According to Cross, when we start with empathy, we can create an equitable engineering environment that will lead to inclusive excellence and the development of wholistic solutions to complex problems.
Specifically, highlighting inequity in student experiences has been a consistent theme in Cross’s multiple projects that focus on different marginalized groups. For instance, she has researched and published on challenges unique to women of color in engineering. And in 2021, she led a group of STEM professionals to describe experiences being, or supporting, the queer identified in engineering in her book Queering STEM Culture in U.S. Higher Education.
Empathy is integral to her research, which emphasizes the voices of participants who critique the culture, rather than blame the students. And Cross intentionally strives for excellence in all of her research and scholarship – her papers on African American men and student stress are being used as exemplars in their field.
“The CAREER Award is a foundational grant for my lab, supporting my research and teaching philosophies, helping me continue to train the next generation of engineering education researchers,” said Cross. “It also provides credibility for my trainees and maintains the standard of excellence in research established within my department and the College of Engineering at Georgia Tech.”
But Cross is aiming to create impact beyond university campus borders. Her research can also be applied in government agencies and industry groups that are trying to address diversity, equity, and inclusion (DEI) issues. She provides online and in-person faculty and professional development workshops focused on culturally responsive teaching, managing personal bias in science, technology, engineering, and math (STEM), and timely topics, such as mitigating power and privilege in the classroom.
Cross will use the CAREER Award to create a more efficient approach to training engineering faculty through development of GIVEN – Gaming Intervention of Values Engineers Need. The online gaming tool will track the evolution of engineering faculty beliefs about diversity, and the research team will assess the impact of the tool with both surveys and individual interviews.
“The aim of the gaming tool study is to increase the engineering faculty engagement with DEI efforts, increasing our understanding of strategic approaches for broadening participation and how faculty can effectively teach diverse students in STEM,” said Cross, who is particularly proud of the book that she had published last year.

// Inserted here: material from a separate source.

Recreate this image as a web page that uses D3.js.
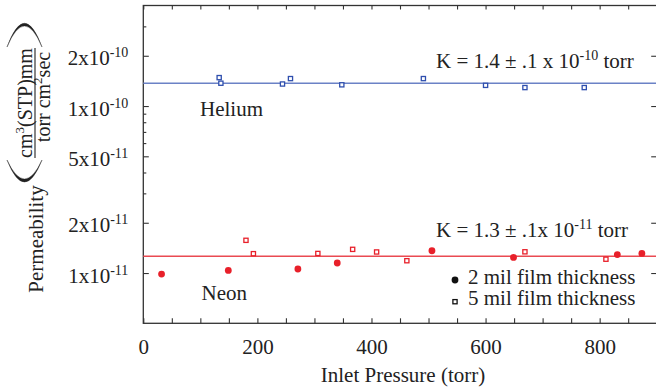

Queering STEM Culture, released in June 22, was edited by Cross, Stephanie Farrell, and Bryce Hughes. The book explores the experiences of members of the LGBTQ+ community in post-secondary STEM culture, providing critical insights into progressing along socially just educational pathways. Since its release, Cross has been contacted by numerous students who have written to tell her that reading the book, “made them feel seen,” Cross said.
There is both a professional and deeply personal relevance to that kind of feedback for Cross.
“Identity has played such a significant role over the course of my life,” said Cross. “As I started my engineering education PhD, I learned that here was an entire field of study. And one of the goals of my career is to show how identity is related to engineering education.”